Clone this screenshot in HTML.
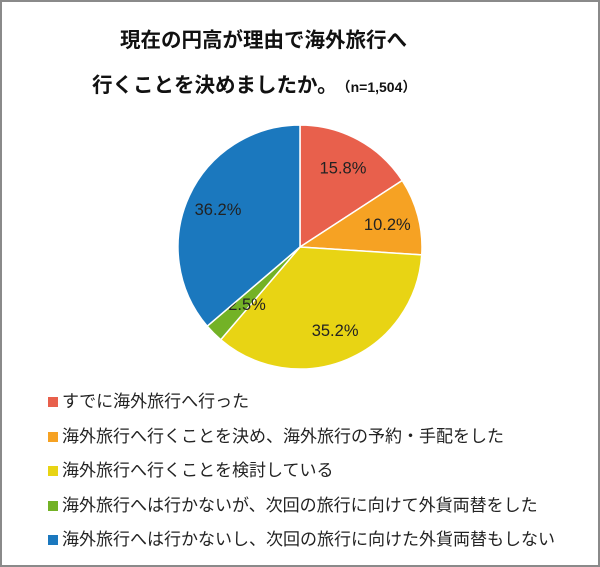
<!DOCTYPE html>
<html><head><meta charset="utf-8"><style>
body{margin:0;width:600px;height:567px;overflow:hidden;background:#fff;font-family:"Liberation Sans","Noto Sans CJK JP",sans-serif}
#frame{position:absolute;left:0;top:0;width:596px;height:563px;border:2px solid #8a8a8a}
.t{position:absolute;font-weight:bold;color:#111;white-space:nowrap}
.leg{position:absolute;left:48px;font-size:17px;color:#222;white-space:nowrap;line-height:20px}
.leg i{display:inline-block;width:10px;height:10px;margin-right:4px;vertical-align:0px}
</style></head><body>
<div id="frame"></div>
<div class="t" style="left:120px;top:23px;font-size:20.5px">現在の円高が理由で海外旅行へ</div>
<div class="t" style="left:92px;top:68px;font-size:20.5px">行くことを決めましたか。<span style="font-size:14px;margin-left:6px">（n=1,504）</span></div>
<svg id="pie" width="600" height="567" style="position:absolute;left:0;top:0"></svg>
<div id="legend"></div>
<script>
const categories=["すでに海外旅行へ行った","海外旅行へ行くことを決め、海外旅行の予約・手配をした","海外旅行へ行くことを検討している","海外旅行へは行かないが、次回の旅行に向けて外貨両替をした","海外旅行へは行かないし、次回の旅行に向けた外貨両替もしない"];
const values=[15.8,10.2,35.2,2.5,36.2];
const colors=["#E8604C","#F6A223","#E8D414","#73B226","#1B78BE"];
const cx=300,cy=247,r=122;
const svg=document.getElementById('pie');const NS="http://www.w3.org/2000/svg";
const total=values.reduce((a,b)=>a+b,0);
let a0=0;
values.forEach((v,i)=>{
  const a1=a0+v/total*2*Math.PI;
  const p=(a)=>[cx+r*Math.sin(a),cy-r*Math.cos(a)];
  const [x0,y0]=p(a0),[x1,y1]=p(a1);
  const path=document.createElementNS(NS,'path');
  path.setAttribute('d',`M${cx},${cy}L${x0},${y0}A${r},${r} 0 ${a1-a0>Math.PI?1:0} 1 ${x1},${y1}Z`);
  path.setAttribute('fill',colors[i]);path.setAttribute('stroke','#fff');path.setAttribute('stroke-width','1.5');
  
  
  svg.appendChild(path);
  const am=(a0+a1)/2;const lr=i==3?r*0.66:r*0.74;
  const t=document.createElementNS(NS,'text');
  t.setAttribute('x',cx+lr*Math.sin(am)+(i==3?4:0));t.setAttribute('y',cy-lr*Math.cos(am)+6);
  t.setAttribute('text-anchor','middle');t.setAttribute('font-size','16.5');t.setAttribute('fill','#222');
  t.setAttribute('font-family','Liberation Sans, sans-serif');
  t.textContent=v.toFixed(1)+'%';
  
  
  svg.appendChild(t);
  a0=a1;
});
const leg=document.getElementById('legend');
categories.forEach((c,i)=>{
  const d=document.createElement('div');d.className='leg';d.style.top=(392+i*34.5)+'px';
  d.innerHTML='<i style="background:'+colors[i]+'"></i>'+c;
  
  
  leg.appendChild(d);
});
</script>
</body></html>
--------------------
> Aim
Transcribe the material as is, with images omitted.

> Task solution
Clone this screenshot in HTML.
<!DOCTYPE html>
<html><head><meta charset="utf-8"><style>
body{margin:0;width:600px;height:567px;overflow:hidden;background:#fff;font-family:"Liberation Sans","Noto Sans CJK JP",sans-serif}
#frame{position:absolute;left:0;top:0;width:596px;height:563px;border:2px solid #8a8a8a}
.t{position:absolute;font-weight:bold;color:#111;white-space:nowrap}
.leg{position:absolute;left:48px;font-size:17px;color:#222;white-space:nowrap;line-height:20px}
.leg i{display:inline-block;width:10px;height:10px;margin-right:4px;vertical-align:0px}
</style></head><body>
<div id="frame"></div>
<div class="t" style="left:120px;top:23px;font-size:20.5px">現在の円高が理由で海外旅行へ</div>
<div class="t" style="left:92px;top:68px;font-size:20.5px">行くことを決めましたか。<span style="font-size:14px;margin-left:6px">（n=1,504）</span></div>
<svg id="pie" width="600" height="567" style="position:absolute;left:0;top:0"></svg>
<div id="legend"></div>
<script>
const categories=["すでに海外旅行へ行った","海外旅行へ行くことを決め、海外旅行の予約・手配をした","海外旅行へ行くことを検討している","海外旅行へは行かないが、次回の旅行に向けて外貨両替をした","海外旅行へは行かないし、次回の旅行に向けた外貨両替もしない"];
const values=[15.8,10.2,35.2,2.5,36.2];
const colors=["#E8604C","#F6A223","#E8D414","#73B226","#1B78BE"];
const cx=300,cy=247,r=122;
const svg=document.getElementById('pie');const NS="http://www.w3.org/2000/svg";
const total=values.reduce((a,b)=>a+b,0);
let a0=0;
values.forEach((v,i)=>{
  const a1=a0+v/total*2*Math.PI;
  const p=(a)=>[cx+r*Math.sin(a),cy-r*Math.cos(a)];
  const [x0,y0]=p(a0),[x1,y1]=p(a1);
  const path=document.createElementNS(NS,'path');
  path.setAttribute('d',`M${cx},${cy}L${x0},${y0}A${r},${r} 0 ${a1-a0>Math.PI?1:0} 1 ${x1},${y1}Z`);
  path.setAttribute('fill',colors[i]);path.setAttribute('stroke','#fff');path.setAttribute('stroke-width','1.5');
  
  
  svg.appendChild(path);
  const am=(a0+a1)/2;const lr=i==3?r*0.66:r*0.74;
  const t=document.createElementNS(NS,'text');
  t.setAttribute('x',cx+lr*Math.sin(am)+(i==3?4:0));t.setAttribute('y',cy-lr*Math.cos(am)+6);
  t.setAttribute('text-anchor','middle');t.setAttribute('font-size','16.5');t.setAttribute('fill','#222');
  t.setAttribute('font-family','Liberation Sans, sans-serif');
  t.textContent=v.toFixed(1)+'%';
  
  
  svg.appendChild(t);
  a0=a1;
});
const leg=document.getElementById('legend');
categories.forEach((c,i)=>{
  const d=document.createElement('div');d.className='leg';d.style.top=(392+i*34.5)+'px';
  d.innerHTML='<i style="background:'+colors[i]+'"></i>'+c;
  
  
  leg.appendChild(d);
});
</script>
</body></html>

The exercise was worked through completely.